The illustrated parts list for the fuel pump’s component maintenance manual (CMM) allowed for 11 different sizes of drive shaft spacers. According to the CMM, measurements taken during assembly of the pump’s drive shaft are used to select the proper spacer thickness. The spacer installed on the accident pump drive shaft was about 0.240 inches thick (see graphic 10). However, the original 1985 build record from the pump manufacturer indicated a spacer with only half that thickness was installed.
Review of maintenance logs revealed that the helicopter and engine had accumulated 22,562 hours and 8,550 hours respectively at the time of the accident. The helicopter had been operated for about 40 hours since its most recent and concurrent 100-hour and annual inspections. The engine fuel pump was installed seven years prior to the accident and had accumulated 1,078 flight hours since its last overhaul at that time, which was performed at a facility in Colorado in accordance with the CMM. No anomalous findings were recorded. The overhaul interval was 4,000 hours, so, in theory, the pump should have been in good condition. What happened?

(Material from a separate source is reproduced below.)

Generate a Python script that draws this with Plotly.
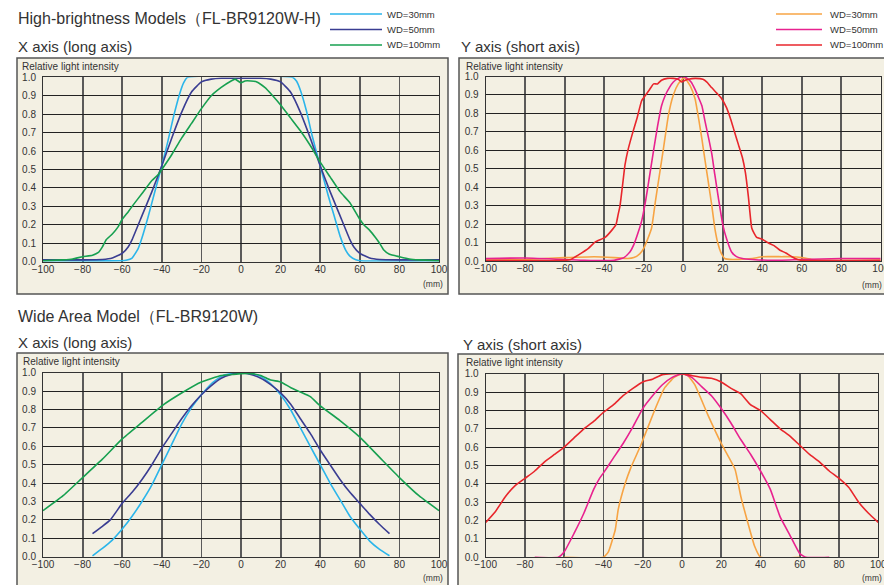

In its final report, the NTSB stated that the wear on the splines of the fuel pump drive shaft was likely accelerated due to a lack of grease. Remnant material on the splines was consistent with grease being present on the shaft at one time, but it could not be determined if it was from the last overhaul or an earlier one. Additionally, drive gear spline impressions on the drive shaft spacer were consistent with an erroneously selected spacer. The incorrectly sized spacer likely resulted in a gap between the spacer and drive gear that provided a path for grease on the splines to escape. The investigation could not determine when the incorrectly sized spacer was introduced into the fuel pump assembly.
The NTSB determined the probable cause was “an inflight loss of engine power due to a failure of the engine fuel pump, which … resulted from the absence of adequate grease…” As with the Hawaii accident that occurred two months prior, the absence of grease on a spline shaft led to a fatal accident.

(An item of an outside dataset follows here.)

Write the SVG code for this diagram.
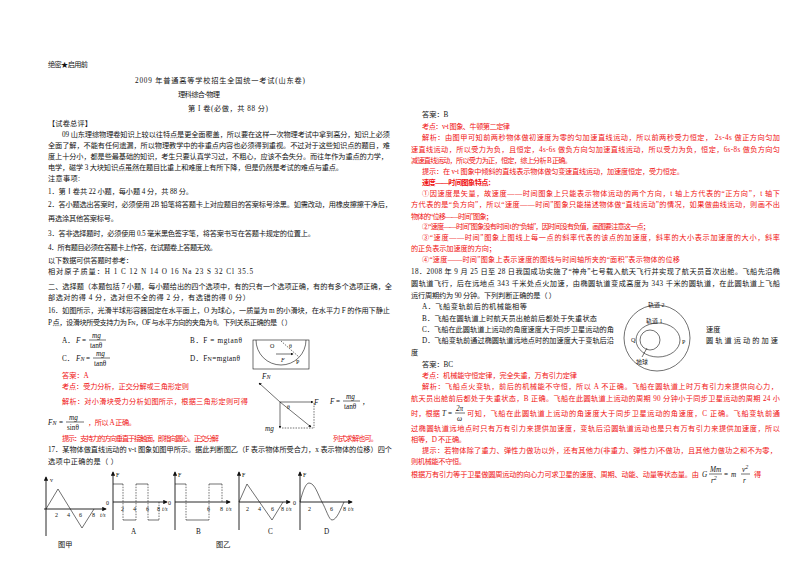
<svg xmlns="http://www.w3.org/2000/svg" width="800" height="565" viewBox="0 0 800 565">
<style>
text{font-family:"Liberation Serif","Noto Sans CJK SC",serif;font-size:7.2px;fill:#111}
.r{fill:#f01010}
.b{font-weight:bold}
.i{font-style:italic}
.s{font-size:6px}
.ln{stroke:#111;stroke-width:0.6;fill:none}
.ax{stroke:#111;stroke-width:0.9;fill:none}
.dl{stroke:#111;stroke-width:0.6;stroke-dasharray:1.5 1.2;fill:none}
</style>
<defs>
<marker id="ah" viewBox="0 0 6 6" refX="5" refY="3" markerWidth="5" markerHeight="5" orient="auto"><path d="M0,0L6,3L0,6z" fill="#111"/></marker>
</defs>
<rect width="800" height="565" fill="#fff"/>
<g id="left-text">
<text x="48" y="67" textLength="40">绝密★启用前</text>
<text x="135" y="83" textLength="170">2009 年普通高等学校招生全国统一考试(山东卷)</text>
<text x="178" y="97" textLength="42">理科综合-物理</text>
<text x="188" y="111" textLength="80">第 I 卷(必做，共 88 分)</text>
<text x="48" y="126" textLength="44">【试卷总评】</text>
<text x="62" y="137" textLength="328">09 山东理综物理卷知识上较以往特点是更全面覆盖，所以要在这样一次物理考试中拿到高分，知识上必须</text>
<text x="48" y="148" textLength="342">全面了解，不能有任何遗漏，所以物理教学中的非重点内容也必须得到重视。不过对于这些知识点的题目，难</text>
<text x="48" y="159" textLength="340">度上十分小，都是些最基础的知识，考生只要认真学习过，不粗心，应该不会失分。而往年作为重点的力学，</text>
<text x="48" y="170" textLength="295">电学，磁学 3 大块知识点虽然在题目比重上和难度上有所下降，但是仍然是考试的难点与重点。</text>
<text x="48" y="181" textLength="32">注意事项:</text>
<text x="48" y="194" textLength="145">1．第Ⅰ卷共 22 小题，每小题 4 分，共 88 分。</text>
<text x="48" y="207" textLength="344">2．答小题选出答案时，必须使用 2B 铅笔将答题卡上对应题目的答案标号涂黑。如需改动，用橡皮擦擦干净后，</text>
<text x="48" y="221" textLength="70">再选涂其他答案标号。</text>
<text x="48" y="236" textLength="267">3．答非选择题时，必须使用 0.5 毫米黑色签字笔，将答案书写在答题卡规定的位置上。</text>
<text x="48" y="250" textLength="169">4．所有题目必须在答题卡上作答，在试题卷上答题无效。</text>
<text x="48" y="263" textLength="85">以下数据可供答题时参考：</text>
<text x="48" y="274" textLength="205">相对原子质量：H 1   C 12   N 14   O 16   Na 23  S 32   Cl 35.5</text>
<text x="48" y="289" textLength="344">二、选择题（本题包括 7 小题，每小题给出的四个选项中，有的只有一个选项正确，有的有多个选项正确，全</text>
<text x="48" y="300" textLength="202">部选对的得 4 分，选对但不全的得 2 分，有选错的得 0 分）</text>
<text x="48" y="313" textLength="342">16．如图所示，光滑半球形容器固定在水平面上，O 为球心，一质量为 m 的小滑块，在水平力 F 的作用下静止</text>
<text x="48" y="325" textLength="244">P 点，设滑块所受支持力为 F<tspan class="s">N</tspan>，OF 与水平方向的夹角为 θ。下列关系正确的是（   ）</text>
<text x="62" y="343">A．</text><text x="76" y="343" class="i">F</text><text x="82" y="343">=</text>
<text x="92" y="338" class="i">mg</text><line class="ln" x1="89" y1="340" x2="106" y2="340"/><text x="90" y="348">tanθ</text>
<text x="190" y="343" textLength="52">B．F = mgtanθ</text>
<text x="62" y="361">C．</text><text x="76" y="361" class="i">F<tspan class="s">N</tspan></text><text x="86" y="361">=</text>
<text x="96" y="356" class="i">mg</text><line class="ln" x1="93" y1="358" x2="110" y2="358"/><text x="94" y="366">tanθ</text>
<text x="190" y="361" textLength="50">D．F<tspan class="s">N</tspan>=mgtanθ</text>
<text x="62" y="378" class="r">答案：A</text>
<text x="62" y="389" class="r" textLength="127">考点：受力分析，正交分解或三角形定则</text>
<text x="62" y="404" class="r" textLength="186">解析：对小滑块受力分析如图所示，根据三角形定则可得</text>
<text x="48" y="425" class="i">F<tspan class="s">N</tspan></text><text x="59" y="425">=</text>
<text x="69" y="420" class="i">mg</text><line class="ln" x1="66" y1="422" x2="84" y2="422"/><text x="67" y="430">sinθ</text>
<text x="88" y="425" class="r" textLength="48">，所以 A 正确。</text>
<text x="62" y="441" class="r" textLength="157">提示：支持力的方向垂直于接触面，即指向圆心。正交分解</text>
<text x="333" y="441" class="r" textLength="45">列式求解也可。</text>
<text x="48" y="452" textLength="344">17．某物体做直线运动的 v-t 图象如图甲所示。据此判断图乙（F 表示物体所受合力，x 表示物体的位移）四个</text>
<text x="48" y="464" textLength="70">选项中正确的是（   ）</text>
</g>
<g id="fig16">
<rect class="ln" x="253" y="340" width="56" height="29"/>
<path class="ln" d="M256,340 A25,25 0 0 0 306,340"/>
<line class="dl" x1="281" y1="341" x2="299" y2="357"/>
<text x="270" y="348" class="s">O</text><text x="289" y="348" class="s">θ</text>
<line class="ln" x1="276" y1="354" x2="293" y2="354" marker-end="url(#ah)"/>
<text x="281" y="362" class="s i">F</text><text x="296" y="364" class="s">P</text>
<line class="ln" x1="280" y1="402" x2="259" y2="383" marker-end="url(#ah)"/>
<text x="262" y="379" class="i">F<tspan class="s">N</tspan></text>
<line class="ln" x1="280" y1="402" x2="313" y2="402" marker-end="url(#ah)"/>
<text x="314" y="405" class="i">F</text>
<line class="ln" x1="280" y1="402" x2="280" y2="428" marker-end="url(#ah)"/>
<text x="265" y="431" class="i">mg</text>
<line class="ln" x1="280" y1="402" x2="311" y2="427" marker-end="url(#ah)"/>
<line class="dl" x1="314" y1="403" x2="314" y2="428"/>
<line class="dl" x1="282" y1="428" x2="314" y2="428"/>
<text x="287" y="409" class="s">θ</text>
<text x="330" y="404" class="i">F</text><text x="336" y="404">=</text>
<text x="346" y="399" class="i">mg</text><line class="ln" x1="343" y1="401" x2="360" y2="401"/><text x="344" y="409">tanθ</text><text x="362" y="404">，</text>
</g>
<g id="fig17">
<line class="ax" x1="46" y1="536" x2="46" y2="477" marker-end="url(#ah)"/>
<line class="ax" x1="44" y1="509" x2="106" y2="509" marker-end="url(#ah)"/>
<path class="ln" d="M46,509 L58,489 L82,528 L94,509"/>
<text x="50" y="482" class="s">v</text><text x="55" y="517" class="s">2</text><text x="67" y="517" class="s">4</text><text x="79" y="517" class="s">6</text><text x="92" y="517" class="s">8</text><text x="100" y="517" class="s i">t/s</text>
<line class="ax" x1="113" y1="530" x2="113" y2="472" marker-end="url(#ah)"/>
<line class="ax" x1="113" y1="502" x2="167" y2="502" marker-end="url(#ah)"/>
<path class="ln" d="M113,484 H123 M123,520 H136 M136,484 H148 M148,520 H159"/>
<path class="dl" d="M123,484 V520 M136,484 V520 M148,484 V520 M159,502 V520"/>
<text x="116" y="477" class="s">F</text><text x="106" y="505" class="s">0</text><text x="121" y="511" class="s">2</text><text x="133" y="511" class="s">4</text><text x="146" y="511" class="s">6</text><text x="157" y="511" class="s">8</text><text x="162" y="511" class="s i">t/s</text>
<text x="131" y="534">A</text>
<line class="ax" x1="175" y1="530" x2="175" y2="472" marker-end="url(#ah)"/>
<line class="ax" x1="175" y1="502" x2="230" y2="502" marker-end="url(#ah)"/>
<path class="ln" d="M175,484 H186 M186,520 H209 M209,484 H222"/>
<path class="dl" d="M186,484 V520 M209,484 V520 M222,484 V502"/>
<text x="178" y="477" class="s">F</text><text x="168" y="505" class="s">0</text><text x="207" y="511" class="s">6</text><text x="220" y="511" class="s">8</text><text x="226" y="511" class="s i">t/s</text>
<text x="196" y="534">B</text>
<line class="ax" x1="239" y1="530" x2="239" y2="472" marker-end="url(#ah)"/>
<line class="ax" x1="239" y1="502" x2="290" y2="502" marker-end="url(#ah)"/>
<path class="ln" d="M239,502 L247,484 L272,520 L283,502"/>
<text x="242" y="477" class="s">F</text><text x="246" y="511" class="s">2</text><text x="258" y="511" class="s">4</text><text x="271" y="511" class="s">6</text><text x="281" y="511" class="s">8</text><text x="286" y="511" class="s i">t/s</text>
<text x="268" y="534">C</text>
<line class="ax" x1="300" y1="530" x2="300" y2="472" marker-end="url(#ah)"/>
<line class="ax" x1="300" y1="502" x2="352" y2="502" marker-end="url(#ah)"/>
<path class="ln" d="M300,502 C303,490 306,483 309,483 C315,483 318,495 322,502 C326,509 329,520 332,520 C337,520 341,508 344,502"/>
<text x="303" y="477" class="s">F</text><text x="293" y="505" class="s">0</text><text x="308" y="511" class="s">2</text><text x="330" y="511" class="s">6</text><text x="343" y="511" class="s">8</text><text x="348" y="511" class="s i">t/s</text>
<text x="324" y="534">D</text>
<text x="58" y="547">图甲</text>
<text x="216" y="547">图乙</text>
</g>
<g id="right-text">
<text x="422" y="117">答案：B</text>
<text x="422" y="129" class="r" textLength="88">考点：v-t 图象、牛顿第二定律</text>
<text x="422" y="140" class="r" textLength="358">解析：由图甲可知前两秒物体做初速度为零的匀加速直线运动，所以前两秒受力恒定， 2s-4s 做正方向匀加</text>
<text x="411" y="152" class="r" textLength="369">速直线运动，所以受力为负，且恒定，4s-6s 做负方向匀加速直线运动，所以受力为负，恒定，6s-8s 做负方向匀</text>
<text x="411" y="163" class="r" textLength="161">减速直线运动，所以受力为正，恒定，综上分析 B 正确。</text>
<text x="422" y="174" class="r" textLength="262">提示：在 v-t 图象中倾斜的直线表示物体做匀变速直线运动，加速度恒定，受力恒定。</text>
<text x="422" y="185" class="r b" textLength="73">速度——时间图象特点：</text>
<text x="422" y="196" class="r" textLength="358">①因速度是矢量，故速度——时间图象上只能表示物体运动的两个方向，t 轴上方代表的“正方向”，t 轴下</text>
<text x="411" y="207" class="r" textLength="369">方代表的是“负方向”，所以“速度——时间”图象只能描述物体做“直线运动”的情况，如果做曲线运动，则画不出</text>
<text x="411" y="219" class="r" textLength="82">物体的“位移——时间”图象；</text>
<text x="422" y="229" class="r" textLength="228">②“速度——时间”图象没有时间 t 的“负轴”，因时间没有负值，画图要注意这一点；</text>
<text x="422" y="240" class="r" textLength="358">③“速度——时间”图象上图线上每一点的斜率代表的该点的加速度，斜率的大小表示加速度的大小，斜率</text>
<text x="411" y="251" class="r" textLength="85">的正负表示加速度的方向；</text>
<text x="422" y="262" class="r" textLength="258">④“速度——时间”图象上表示速度的图线与时间轴所夹的“面积”表示物体的位移</text>
<text x="411" y="274" textLength="369">18．2008 年 9 月 25 日至 28 日我国成功实施了“神舟”七号载入航天飞行并实现了航天员首次出舱。飞船先沿椭</text>
<text x="411" y="286" textLength="369">圆轨道飞行，后在远地点 343 千米处点火加速，由椭圆轨道变成高度为 343 千米的圆轨道，在此圆轨道上飞船</text>
<text x="411" y="298" textLength="145">运行周期约为 90 分钟。下列判断正确的是（   ）</text>
<text x="422" y="309" textLength="105">A．飞船变轨前后的机械能相等</text>
<text x="422" y="321" textLength="175">B．飞船在圆轨道上时航天员出舱前后都处于失重状态</text>
<text x="422" y="332" textLength="192">C．飞船在此圆轨道上运动的角度速度大于同步卫星运动的角</text>
<text x="706" y="332">速度</text>
<text x="422" y="343" textLength="192">D．飞船变轨前通过椭圆轨道远地点时的加速度大于变轨后沿</text>
<text x="706" y="343" textLength="72">圆轨道运动的加速</text>
<text x="411" y="355">度</text>
<text x="422" y="367">答案：BC</text>
<text x="422" y="378" class="r" textLength="155">考点：机械能守恒定律，完全失重，万有引力定律</text>
<text x="422" y="389" class="r" textLength="356">解析：飞船点火变轨，前后的机械能不守恒，所以 A 不正确。飞船在圆轨道上时万有引力来提供向心力，</text>
<text x="411" y="401" class="r" textLength="369">航天员出舱前后都处于失重状态，B 正确。飞船在此圆轨道上运动的周期 90 分钟小于同步卫星运动的周期 24 小</text>
<text x="411" y="416" class="r" textLength="29">时，根据</text>
<text x="442" y="416" class="i">T</text><text x="448" y="416">=</text>
<text x="456" y="411" class="i">2π</text><line class="ln" x1="455" y1="413" x2="465" y2="413"/><text x="457" y="421" class="i">ω</text>
<text x="467" y="416" class="r" textLength="313">可知，飞船在此圆轨道上运动的角速度大于同步卫星运动的角速度，C 正确。飞船变轨前通</text>
<text x="411" y="431" class="r" textLength="369">过椭圆轨道远地点时只有万有引力来提供加速度，变轨后沿圆轨道运动也是只有万有引力来提供加速度，所以</text>
<text x="411" y="442" class="r" textLength="55">相等，D 不正确。</text>
<text x="422" y="453" class="r" textLength="355">提示：若物体除了重力、弹性力做功以外，还有其他力(非重力、弹性力)不做功，且其他力做功之和不为零，</text>
<text x="411" y="464" class="r" textLength="55">则机械能不守恒。</text>
<text x="411" y="477" class="r" textLength="288">根据万有引力等于卫星做圆周运动的向心力可求卫星的速度、周期、动能、动量等状态量。由</text>
<text x="702" y="477" class="i">G</text>
<text x="710" y="472" class="i">Mm</text><line class="ln" x1="709" y1="474" x2="722" y2="474"/><text x="711" y="483" class="i">r<tspan class="s" dy="-3">2</tspan></text>
<text x="724" y="477">=</text><text x="731" y="477" class="i">m</text>
<text x="742" y="472" class="i">v<tspan class="s" dy="-3">2</tspan></text><line class="ln" x1="741" y1="474" x2="750" y2="474"/><text x="743" y="483" class="i">r</text>
<text x="754" y="477" class="r">得</text>
</g>
<g id="fig18">
<circle class="ln" cx="657" cy="338" r="33"/>
<ellipse class="ln" cx="658" cy="340" rx="22" ry="17"/>
<circle class="ln" cx="650" cy="340" r="10"/>
<line class="ln" x1="647" y1="348" x2="642" y2="357"/>
<text x="648" y="307" class="s">轨道 2</text>
<text x="646" y="323" class="s">轨道 1</text>
<text x="631" y="342" class="s">Q</text>
<text x="682" y="344" class="s">P</text>
<text x="636" y="364" class="s">地球</text>
</g>
</svg>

As stated in a recent safety alert and video produced by the NTSB and HAI, “helicopter safety starts in the hangar.” Proper maintenance procedures and inspections are particularly critical for helicopters because of their mechanical and operational complexity. A lack of vigilance in performing maintenance tasks, or in verifying that the work was done correctly, can lead to accidents. So, what can maintenance technicians do? Here are a few suggestions:
• Carefully follow the manufacturer’s instructions and manuals when performing a task to ensure that the work is completed as specified.

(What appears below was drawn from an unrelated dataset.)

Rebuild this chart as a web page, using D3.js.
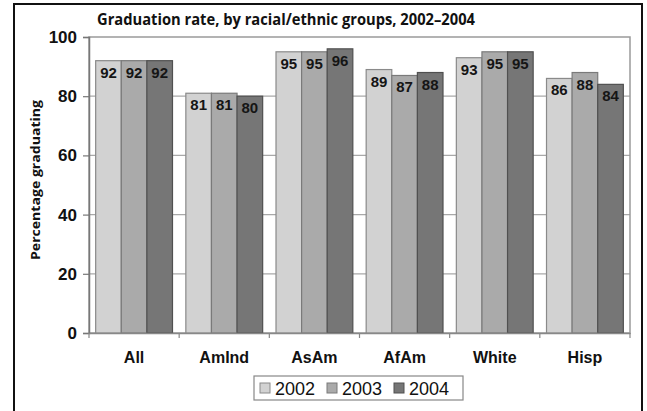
<!DOCTYPE html>
<html>
<head>
<meta charset="utf-8">
<script src="https://cdn.jsdelivr.net/npm/d3@7"></script>
<style>
  html, body { margin: 0; padding: 0; background: #fff; }
  svg { display: block; }
</style>
</head>
<body>
<svg id="chart" width="647" height="411"></svg>
<script>
// Graduation rate by racial/ethnic group, 2002–2004
const categories = ["All", "AmInd", "AsAm", "AfAm", "White", "Hisp"];
const years = ["2002", "2003", "2004"];
const rate2002 = [92, 81, 95, 89, 93, 86];
const rate2003 = [92, 81, 95, 87, 95, 88];
const rate2004 = [92, 80, 96, 88, 95, 84];
const yTicks = [0, 20, 40, 60, 80, 100];

const seriesValues = [rate2002, rate2003, rate2004];
const fills = ["#d2d2d2", "#aaaaaa", "#767676"];
const strokes = ["#8a8a8a", "#7a7a7a", "#505050"];

const svg = d3.select("#chart");
const plot = { left: 89, right: 630, top: 37, bottom: 333 };

// outer frame
svg.append("rect").attr("x", 14).attr("y", 4).attr("width", 628).attr("height", 420)
  .attr("fill", "#fff").attr("stroke", "#111").attr("stroke-width", 2);

const x0 = d3.scaleBand().domain(categories)
  .range([plot.left, plot.right]).paddingInner(0.148).paddingOuter(0.074);
const x1 = d3.scaleBand().domain(years).range([0, x0.bandwidth()]);
const y = d3.scaleLinear().domain([0, 100]).range([plot.bottom, plot.top]);

// gridlines
svg.append("g").selectAll("line").data(yTicks.filter(t => t > 0 && t < 100)).join("line")
  .attr("x1", plot.left).attr("x2", plot.right)
  .attr("y1", d => y(d)).attr("y2", d => y(d))
  .attr("stroke", "#a8a8a8").attr("stroke-width", 1.2);

// plot frame
svg.append("rect").attr("x", plot.left).attr("y", plot.top)
  .attr("width", plot.right - plot.left).attr("height", plot.bottom - plot.top)
  .attr("fill", "none").attr("stroke", "#9a9a9a").attr("stroke-width", 1.5);

// bars
const rows = categories.map((c, i) => ({ cat: c, vals: years.map((yr, j) => ({ yr, j, v: seriesValues[j][i] })) }));
const groups = svg.append("g").selectAll("g").data(rows).join("g")
  .attr("transform", d => `translate(${x0(d.cat)},0)`);
groups.selectAll("rect").data(d => d.vals).join("rect")
  .attr("x", d => x1(d.yr)).attr("width", x1.bandwidth())
  .attr("y", d => y(d.v)).attr("height", d => y(0) - y(d.v))
  .attr("fill", d => fills[d.j]).attr("stroke", d => strokes[d.j]).attr("stroke-width", 1.2);
groups.selectAll("text").data(d => d.vals).join("text")
  .attr("x", d => x1(d.yr) + x1.bandwidth() / 2)
  .attr("y", d => y(d.v) + 17)
  .attr("text-anchor", "middle")
  .attr("font-family", "Liberation Sans, Arial, sans-serif")
  .attr("font-size", 15).attr("font-weight", "bold").attr("fill", "#151515")
  .text(d => d.v);

// y axis
const yAxis = d3.axisLeft(y).tickValues(yTicks).tickSize(6).tickPadding(6);
const gy = svg.append("g").attr("transform", `translate(${plot.left},0)`).call(yAxis);
gy.select(".domain").attr("stroke", "#777").attr("stroke-width", 1.5);
gy.selectAll(".tick line").attr("stroke", "#777").attr("stroke-width", 1.2);
gy.selectAll(".tick text").attr("font-family", "Liberation Sans, Arial, sans-serif")
  .attr("font-size", 17).attr("font-weight", "bold").attr("fill", "#111");

// x axis
const xAxis = d3.axisBottom(x0).tickSize(0).tickPadding(19);
const gx = svg.append("g").attr("transform", `translate(0,${plot.bottom})`).call(xAxis);
gx.select(".domain").attr("stroke", "#888").attr("stroke-width", 1.5);
gx.selectAll(".tick text").attr("font-family", "Liberation Sans, Arial, sans-serif")
  .attr("font-size", 16).attr("font-weight", "bold").attr("fill", "#111");
// separators between category groups
const seps = d3.range(categories.length + 1).map(i => plot.left + i * x0.step());
svg.append("g").selectAll("line").data(seps).join("line")
  .attr("x1", d => d).attr("x2", d => d)
  .attr("y1", plot.bottom).attr("y2", plot.bottom + 5)
  .attr("stroke", "#888").attr("stroke-width", 1.2);

// title
svg.append("text").attr("x", 286).attr("y", 25).attr("text-anchor", "middle")
  .attr("font-family", "Open Sans, sans-serif").attr("font-weight", 700)
  .attr("font-size", 16.5).attr("fill", "#111")
  .attr("textLength", 378).attr("lengthAdjust", "spacingAndGlyphs")
  .text("Graduation rate, by racial/ethnic groups, 2002–2004");

// y axis title
svg.append("text")
  .attr("transform", "translate(40,180) rotate(-90)")
  .attr("text-anchor", "middle")
  .attr("font-family", "Open Sans, sans-serif").attr("font-weight", 700)
  .attr("font-size", 13).attr("fill", "#111")
  .attr("textLength", 160).attr("lengthAdjust", "spacingAndGlyphs")
  .text("Percentage graduating");

// legend
const legend = svg.append("g");
legend.append("rect").attr("x", 254).attr("y", 376).attr("width", 209).attr("height", 24)
  .attr("fill", "#fff").attr("stroke", "#888").attr("stroke-width", 1.2);
const items = legend.selectAll("g").data(years).join("g")
  .attr("transform", (d, i) => `translate(${260 + i * 67},0)`);
items.append("rect").attr("x", 0).attr("y", 383).attr("width", 10).attr("height", 10)
  .attr("fill", (d, i) => fills[i]).attr("stroke", (d, i) => strokes[i]).attr("stroke-width", 1);
items.append("text").attr("x", 15).attr("y", 395)
  .attr("font-family", "Liberation Sans, Arial, sans-serif").attr("font-size", 18)
  .attr("fill", "#111").text(d => d);
</script>
</body>
</html>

• Have a qualified person, other than the person who performed the maintenance, inspect critical items that have received maintenance. Ask questions if something is unfamiliar.
• Use work cards to document maintenance steps. If none are available, consider developing them from available maintenance manuals.
• Be thorough when performing routine inspections.
• Keep yourself and your maintenance staff educated and trained. Read up on the many resources from the FAA, such as Advisory Circular AC 43-13-1B, and keep abreast of the findings from helicopter accidents.